Grassy and thin, citrus-like yeast, and some muddled hops (which is entirely my fault, which I will later discuss).  The body was saison-esque, which I really liked, but the punch of collaborative excitement just never really emerged.  It was locally good, not internationally great.  But, had this beer gone to market even as recently as three years ago, it would have been the best thing brewed in Austin -- but currently, as a beer culture, we have already bypassed the threshold for this beer.

Jester King wears the family crest of farmhouse ales, which is a wonderful niche in a budding market, but their beer also has the tendency to all taste very similar to each other -- too similar, I think, when recalling your gustatory memory.  Jester King, in this regard, is in danger of becoming a cliche.
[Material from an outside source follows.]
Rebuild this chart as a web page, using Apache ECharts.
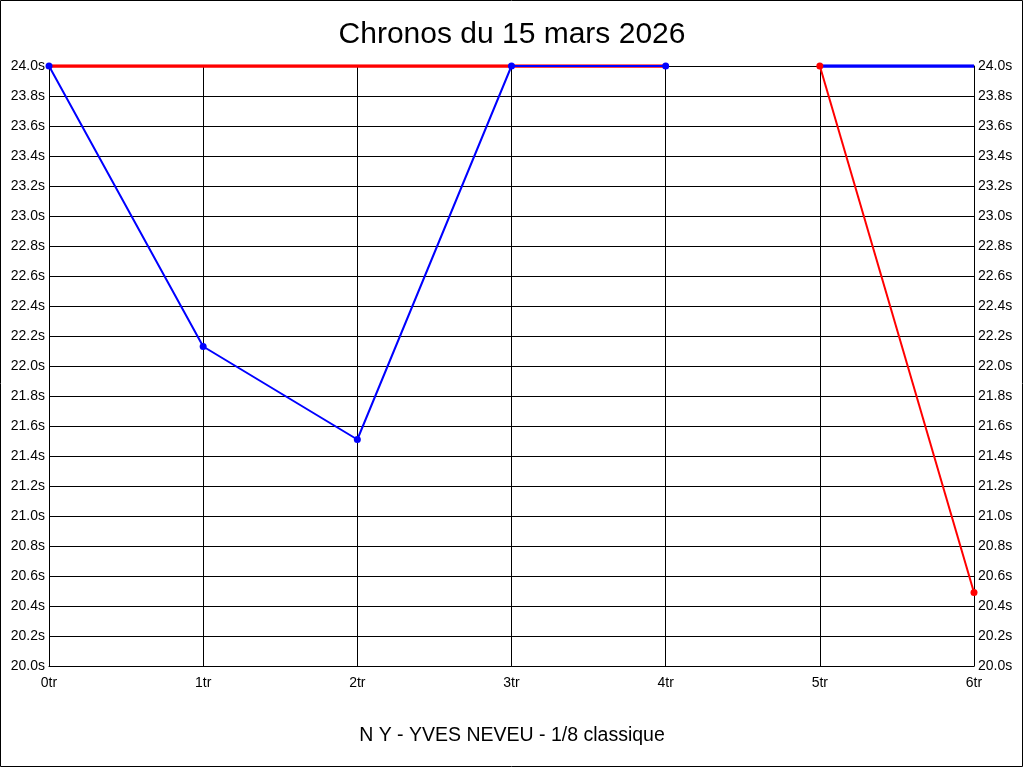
<!DOCTYPE html>
<html>
<head>
<meta charset="utf-8">
<script src="https://cdn.jsdelivr.net/npm/echarts@6/dist/echarts.min.js"></script>
<style>
html,body{margin:0;padding:0;background:#fff;}
#main{width:1024px;height:768px;}
</style>
</head>
<body>
<div id="main"></div>
<script>
// categories (tours) and chrono values
var tours = ['0tr', '1tr', '2tr', '3tr', '4tr', '5tr', '6tr'];
var bleu = [24.0, 22.13, 21.51, 24.0, 24.0, '-', '-'];
var bleuHaut = ['-', '-', '-', '-', '-', 24.0, 24.0];
var rougeHaut = [24.0, 24.0, 24.0, 24.0, 24.0, '-', '-'];
var rouge = ['-', '-', '-', '-', '-', 24.0, 20.49];

var yMin = 20, yMax = 24, yStep = 0.2;

var myChart = echarts.init(document.getElementById('main'));

function fmt(v) { return v.toFixed(1) + 's'; }

var yLabel = {
    color: '#000',
    fontFamily: 'Liberation Sans, Arial, sans-serif',
    fontSize: 14,
    formatter: fmt
};

var option = {
    backgroundColor: '#fff',
    animation: false,
    title: {
        text: 'Chronos du 15 mars 2026',
        left: 'center',
        top: 15,
        textStyle: {
            color: '#000',
            fontFamily: 'Liberation Sans, Arial, sans-serif',
            fontSize: 30,
            fontWeight: 'normal'
        }
    },
    graphic: [
        {
            type: 'rect',
            shape: { x: 0.5, y: 0.5, width: 1022, height: 766 },
            style: { fill: 'none', stroke: '#000', lineWidth: 1 },
            silent: true
        },
        {
            type: 'text',
            left: 'center',
            top: 726,
            style: {
                text: 'N Y - YVES NEVEU - 1/8 classique',
                fill: '#000',
                font: '19.5px "Liberation Sans", Arial, sans-serif'
            }
        }
    ],
    grid: { left: 49, right: 50, top: 66, bottom: 102 },
    xAxis: {
        type: 'category',
        data: tours,
        boundaryGap: false,
        axisLine: { lineStyle: { color: '#000', width: 1 } },
        axisTick: { show: false },
        axisLabel: {
            color: '#000',
            fontFamily: 'Liberation Sans, Arial, sans-serif',
            fontSize: 14,
            margin: 10
        },
        splitLine: { show: true, lineStyle: { color: '#000', width: 1 } }
    },
    yAxis: [
        {
            type: 'value',
            min: yMin,
            max: yMax,
            interval: yStep,
            axisLine: { show: true, lineStyle: { color: '#000' } },
            axisTick: { show: false },
            axisLabel: Object.assign({ margin: 4 }, yLabel),
            splitLine: { show: true, lineStyle: { color: '#000', width: 1 } }
        },
        {
            type: 'value',
            position: 'right',
            min: yMin,
            max: yMax,
            interval: yStep,
            axisLine: { show: true, lineStyle: { color: '#000' } },
            axisTick: { show: false },
            axisLabel: Object.assign({ margin: 4 }, yLabel),
            splitLine: { show: false }
        }
    ],
    series: [
        {
            type: 'line',
            data: rougeHaut,
            showSymbol: false,
            lineStyle: { color: '#ff0000', width: 3.5 },
            z: 2
        },
        {
            type: 'line',
            data: bleuHaut,
            showSymbol: false,
            lineStyle: { color: '#0000ff', width: 3.5 },
            z: 2
        },
        {
            type: 'line',
            data: bleu,
            symbol: 'circle',
            symbolSize: 7,
            itemStyle: { color: '#0000ff' },
            lineStyle: { color: '#0000ff', width: 2 },
            z: 3
        },
        {
            type: 'line',
            data: rouge,
            symbol: 'circle',
            symbolSize: 7,
            itemStyle: { color: '#ff0000' },
            lineStyle: { color: '#ff0000', width: 2 },
            z: 4
        }
    ]
};

myChart.setOption(option);
</script>
</body>
</html>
I'm not gonna have a tantrum about it -- but this beer was pretty disappointing considering the arrangement of architects behind its construction.  I will admit that, 1) this beer could have stayed cellared for too long, which killed its hop profile (as I mentioned earlier, my fault), 2) there was an astronomical improvement from that pint at Black Star to this one in my backyard a year later, and 3) at the time of production, Jester King were just working a lot of newbie things out, and with that consideration, it was a pretty decent, drinkable beer -- despite being a girlie 4% ABV.

Getting anywhere in the business of brewing is hard work, so I'm in no way disparaging what Jester King is doing.  We should preserve the craft of farmhouse beer made famous in the Walloon Region and Northern France.  Just not the shitty ones.